From the Richmond Times-Dispatch:
Gun-related violent crime in Virginia has dropped steadily over the past six years as the sale of firearms has soared to a new record, according to an analysis of state crime data with state records of gun sales.
The total number of firearms purchased in Virginia increased 73 percent from 2006 to 2011. When state population increases are factored in, gun purchases per 100,000 Virginians rose 63 percent.
But the total number of gun-related violent crimes fell 24 percent over that period, and when adjusted for population, gun-related offenses dropped more than 27 percent, from 79 crimes per 100,000 in 2006 to 57 crimes in 2011.
The Times-Dispatch asked Professor Thomas R. Baker, a specialist in research methods and criminology at Virginia Commonwealth University, to look at the numbers, and his conclusion is short and pithy:
"While there is a wealth of academic literature attempting to demonstrate the relationship between guns and crime, a very simple and intuitive demonstration of the numbers seems to point away from the premise that more guns leads to more crime, at least in Virginia."
Of course, gun-control advocates have already raised the predictable, "but crime was going down anyway and would have gone down more without all those guns" objection. But that seems like weak tea in the face of soaring firearms ownership and plummeting crime.
Note that the Virginia data doesn't indicate a causal relationship — that is, you can't conclude, based on the available data, that the increase in guns is deterring crime. It might well be, and I personally take that as a given, but the data here isn't sufficient to support that conclusion. What's clear, though, is that guns can sell like cold beer on a hot day at the same time that violent crime shows every sign of becoming un-trendy. The correlation maintains even if you remove long guns from the scenario and look only at handguns, which are the firearms of choice for gun-using criminals.
Handgun purchases in Virginia increased 112 percent from 2006 to 2011, but violent crimes committed with handguns fell by nearly 22 percent.

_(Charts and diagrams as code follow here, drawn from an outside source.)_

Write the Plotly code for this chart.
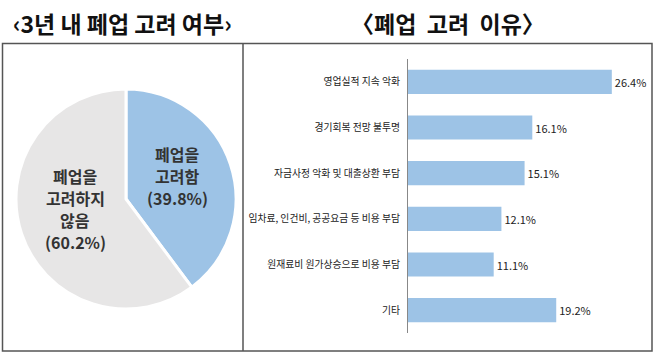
import plotly.graph_objects as go

# ---- data ----
pie_labels = ["폐업을<br>고려함", "폐업을<br>고려하지<br>않음"]
pie_values = [39.8, 60.2]
pie_colors = ["#9DC3E6", "#E7E6E6"]

reasons = ["영업실적 지속 악화", "경기회복 전망 불투명", "자금사정 악화 및 대출상환 부담",
           "임차료, 인건비, 공공요금 등 비용 부담", "원재료비 원가상승으로 비용 부담", "기타"]
reason_values = [26.4, 16.1, 15.1, 12.1, 11.1, 19.2]

title_left = "‹3년 내 폐업 고려 여부›"
title_right = "〈폐업\u00a0 고려\u00a0 이유〉"

W, H = 658, 355
FONT = "Noto Sans CJK KR"

def px(x):
    return x / W

def py(y):
    return 1 - y / H

fig = go.Figure()

fig.add_trace(go.Pie(
    labels=pie_labels, values=pie_values, sort=False, direction="clockwise",
    rotation=0, marker=dict(colors=pie_colors, line=dict(color="white", width=3)),
    textinfo="none", hoverinfo="label+percent", showlegend=False,
    domain=dict(x=[px(16), px(236)], y=[py(309), py(89)]),
))

fig.add_trace(go.Bar(
    x=reason_values, y=reasons, orientation="h",
    marker=dict(color="#9DC3E6", line=dict(width=0)),
    texttemplate="%{x:.1f}%", textposition="outside",
    textfont=dict(family=FONT, size=11, color="#222"),
    cliponaxis=False, showlegend=False, xaxis="x", yaxis="y",
))

annotations = [
    dict(text=f"<b>{title_left}</b>", x=px(122), y=py(23), xref="paper", yref="paper",
         showarrow=False, font=dict(family=FONT, size=23, color="#111"), xanchor="center", yanchor="middle"),
    dict(text=f"<b>{title_right}</b>", x=px(448), y=py(23), xref="paper", yref="paper",
         showarrow=False, font=dict(family=FONT, size=23, color="#111"), xanchor="center", yanchor="middle"),
]
# pie labels, one annotation per line
pie_text_pos = [(177, 176), (75, 209)]
LINE = 22
for lab, val, (tx, ty) in zip(pie_labels, pie_values, pie_text_pos):
    lines = lab.split("<br>") + [f"({val:.1f}%)"]
    n = len(lines)
    for i, ln in enumerate(lines):
        yy = ty + (i - (n - 1) / 2) * LINE
        annotations.append(dict(
            text=f"<b>{ln}</b>", x=px(tx), y=py(yy), xref="paper", yref="paper",
            showarrow=False, font=dict(family=FONT, size=16, color="#333"),
            xanchor="center", yanchor="middle", align="center"))

shapes = [
    dict(type="rect", xref="paper", yref="paper", x0=px(2.5), x1=px(652), y0=py(351), y1=py(43.5),
         line=dict(color="#555", width=1.5)),
    dict(type="line", xref="paper", yref="paper", x0=px(243), x1=px(243), y0=py(351), y1=py(43.5),
         line=dict(color="#555", width=1.5)),
]

fig.update_layout(
    width=W, height=H, margin=dict(l=0, r=0, t=0, b=0),
    paper_bgcolor="white", plot_bgcolor="white",
    font=dict(family=FONT, color="#222"),
    bargap=0.47,
    xaxis=dict(domain=[px(408), px(640)], range=[0, 30.05], visible=False),
    yaxis=dict(domain=[py(333), py(59)], autorange="reversed", showline=True,
               linecolor="#888", linewidth=1, showgrid=False, zeroline=False, ticks="",
               tickfont=dict(family=FONT, size=9.8, color="#222"), ticklabelstandoff=5),
    annotations=annotations, shapes=shapes,
)

fig.write_html("out.html")
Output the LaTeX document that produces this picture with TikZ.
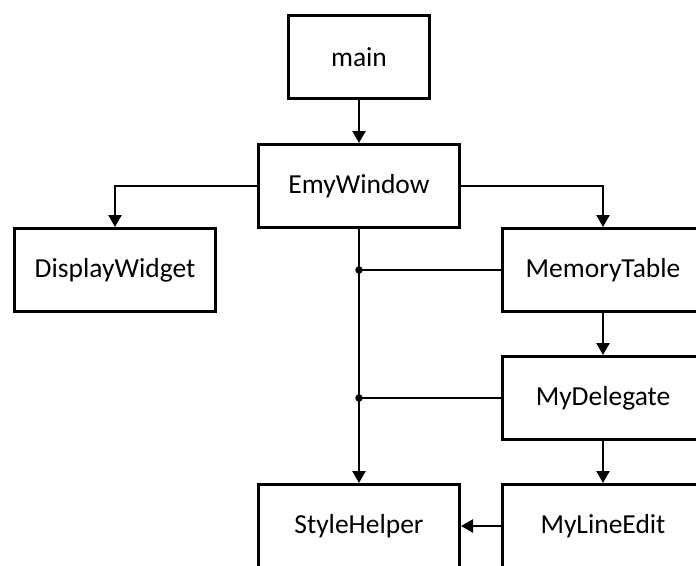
\documentclass[tikz,border=0pt]{standalone}
\usepackage{fontspec}
\setmainfont{Carlito}
\usetikzlibrary{arrows.meta}
\begin{document}
\begin{tikzpicture}[x=1pt,y=-1pt,
  box/.style={draw=black,line width=3.4pt,fill=white,minimum width=200.6pt,minimum height=82.6pt,inner sep=0pt,font=\fontsize{27.5}{33}\selectfont},
  conn/.style={line width=2.3pt,-{Triangle[width=13pt,length=12pt]}},
  plain/.style={line width=2.3pt},
  dotj/.style={circle,fill=black,inner sep=0pt,minimum size=7.5pt}]
\useasboundingbox (0,0) rectangle (696,565);
\clip (0,0) rectangle (696,565);
\fill[white] (0,0) rectangle (696,565);
\node[box,minimum width=140.6pt] (main) at (359,57) {main};
\node[box] (emy) at (359,186) {EmyWindow};
\node[box] (disp) at (115,270) {DisplayWidget};
\node[box] (mem) at (603,270) {MemoryTable};
\node[box] (del) at (603,398) {MyDelegate};
\node[box] (style) at (359,526) {StyleHelper};
\node[box] (line) at (603,526) {MyLineEdit};
\coordinate (j1) at (359,270);
\coordinate (j2) at (359,398);
\draw[conn] (main) -- (emy);
\draw[conn] (emy.west) -| (disp.north);
\draw[conn] (emy.east) -| (mem.north);
\draw[conn] (emy.south) -- (style.north);
\draw[conn] (mem) -- (del);
\draw[conn] (del) -- (line);
\draw[conn] (line) -- (style);
\draw[plain] (mem.west) -- (j1);
\draw[plain] (del.west) -- (j2);
\node[dotj] at (j1) {};
\node[dotj] at (j2) {};
\end{tikzpicture}
\end{document}
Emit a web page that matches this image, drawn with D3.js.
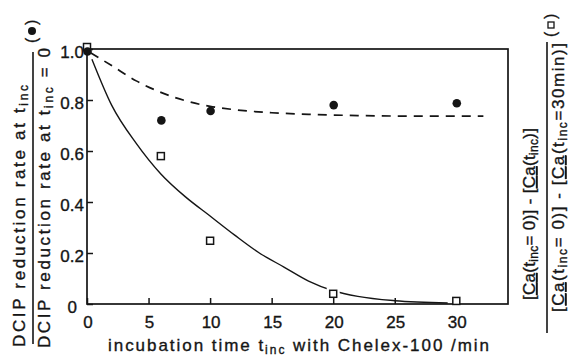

When adjusted for population increases, handgun purchases rose a little more than 100 percent, but violent crimes committed with handguns dropped 26 percent, according to Baker's analysis.
There's been little movement toward imposing new firearm restrictions in recent years, especially post-Heller. But amok shootings like the one in Aurora, Colorado, often inspire the usual suspects to call for "sensible gun control." The Times-Dispatch evidence makes it clear that there's nothing "sensible" about threatening people with arrest and prison for violating gun restrictions when simple gun ownership has no obvious relationship to crime.